Using the underscore allows us to replace just a single character.
- Get all Mission Impossible Films
- WHERE title LIKE 'Mission Impossible _'
We can use multiple underscores
Imagine we had version string codes in the format 'Version#A4', 'Version#B7', etc..
- WHERE value LIKE 'Version#__'
We can also combine pattern matching operators to create more complex patterns.
- WHERE name LIKE '_her%'
- Cheryl
- Theresa
- Sherri
GROUP BY will allow us to aggregate data and apply funcations to better understand how data is distributed per category.
The main idea behind an aggregate function is to take multiple inputs and return a single output.

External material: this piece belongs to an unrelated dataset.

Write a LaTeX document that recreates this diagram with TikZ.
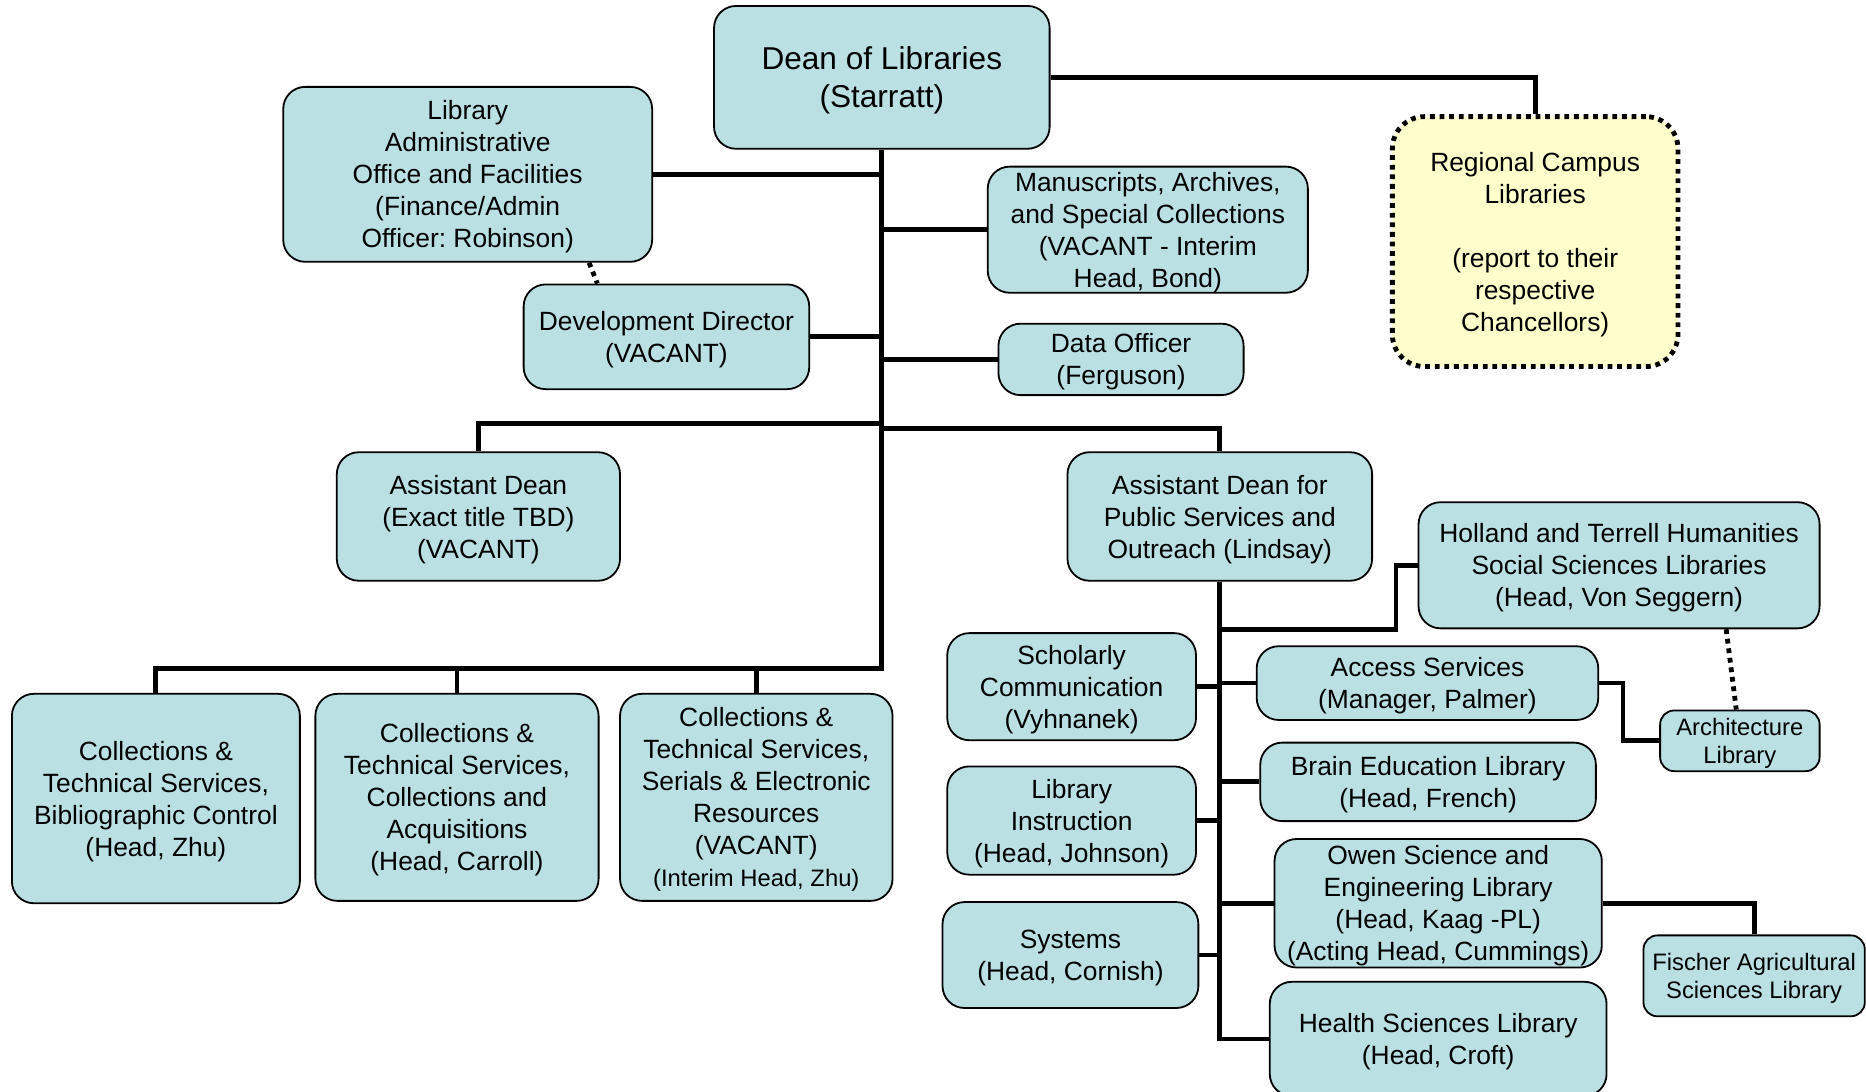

The most common aggregate functions:
- AVG() - returns average value.
- COUNT() - returns number of values.
- MAX() - returns maximum value.
- MIN() - returns minimum value.
- SUM() - returns the sum of all values.
Aggregate functions calls happen only in the SELECT clause or the HAVING clause.
- Special Notes
-
AVG() returns a floating point value many decimal places (e.g. 2.342418..)
- We can use ROUND() to specify precision after the decimal.
-
COUNT() simply returns the number of rows, which simply means by convention we just use COUNT(*).
-
Allows us to aggregate columns per some category.
- Example syntax for GROUP BY:
- SELECT category_col, AGG(data_col) FROM table WHERE category_col!='A' GROUP BY category_col
The GROUP BY clause must appear right after a FROM or WHERE statement.
In the SELECT statement, columns must either have an aggregate function or be in the GROUP BY call.
WHERE statements should not refer to the aggregation result, later on we will learn to use HAVING to filter those results.
If we want to sort the result based on the aggregate, we need to make sure to reference the entire function.
- Example:
- SELECT company, SUM(sales) FROM finance_table GROUP BY company ORDER BY SUM(sales)
We can't use WHERE to filter based off of aggregate results, because those happen after a WHERE is executed.
- SELECT comapny, SUM(sales) FROM finance_table WHERE company!='Google' GROUP BY company HAVING SUM(sales) > 1000
Having allows us to use the aggregate result as a filter along with a GROUP BY.